Autrefois, au Québec et ailleurs dans le monde, la référence culturelle était la « civilisation gréco-romaine » et non pas la « civilisation judéo-chrétienne ». La référence à la « civilisation judéo-chrétienne » provient du conservatisme européen, qui, depuis le XIXe siècle, a toujours reposé sur une conception organique de la société. L’Europe est conçue comme une seule civilisation chrétienne composée de différentes nations avec des langues et des coutumes différentes.

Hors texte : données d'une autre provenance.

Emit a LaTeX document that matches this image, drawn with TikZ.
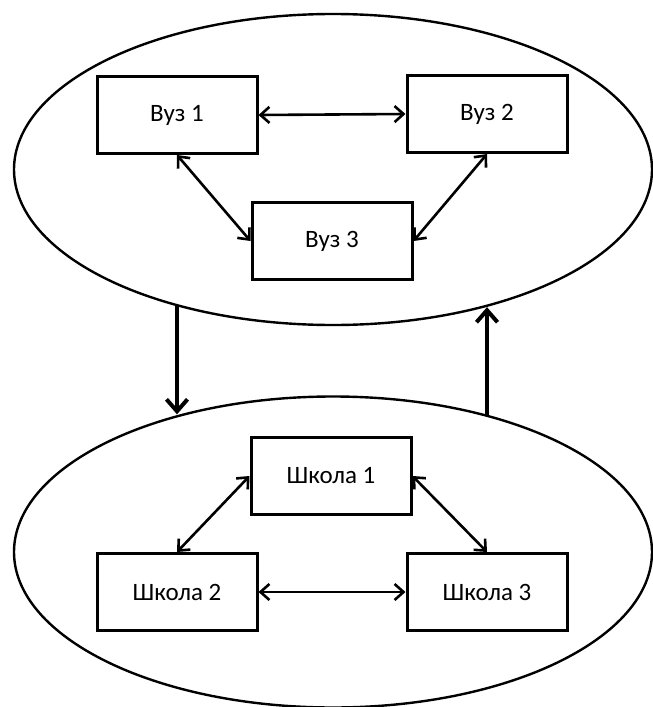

Curieusement, plusieurs de ceux qui font la promotion de cette conception, comme MBC, affirment ne pas être croyants. Il s’agit d’une inversion de la relation entre nationalisme et religion. Ce n’est plus l’affiliation religieuse qui détermine les conceptions politiques, mais les positions politiques qui aident à déterminer si quelqu’un va s’identifier avec une religion, comme l’affirme Mark Lilla dans un article publié le 6 décembre 2018, sous le titre Two Roads for the New French Right sur le site Internet de la New York Review of Books. Autrement dit, on instrumentalise la religion à des fins politiques.
 

Le Québécois réac

Dans son article « Le Québécois qui compte à Paris », Christian Dufour relate que les dernières frasques de Zemmour ont fait en sorte qu’il a été « largué par des sympathisants majeurs comme Jean-Marie Le Pen et l’influent maire de Béziers, Robert Ménard ». Dufour se demande si Bock-Côté va lui aussi prendre ses distances avec son « ami » Éric Zemmour, à défaut de quoi « il perdra de la crédibilité en restant associé à quelqu’un ayant démontré qu’il n’a pas de jugement et qui peut être dangereux ».

En fait, tout dépendra de la décision de son patron Bolloré et si MBC se comportera comme un autre de ses « yes men ». Mais qu’il abandonne ou non Zemmour pour se rallier à Marine Le Pen, le fait est que le « Québécois réac », comme l’a baptisé le Canard Enchaîné, restera identifié à l’extrême-droite. Cela en dit long sur ceux qui le célèbrent comme Christian Dufour.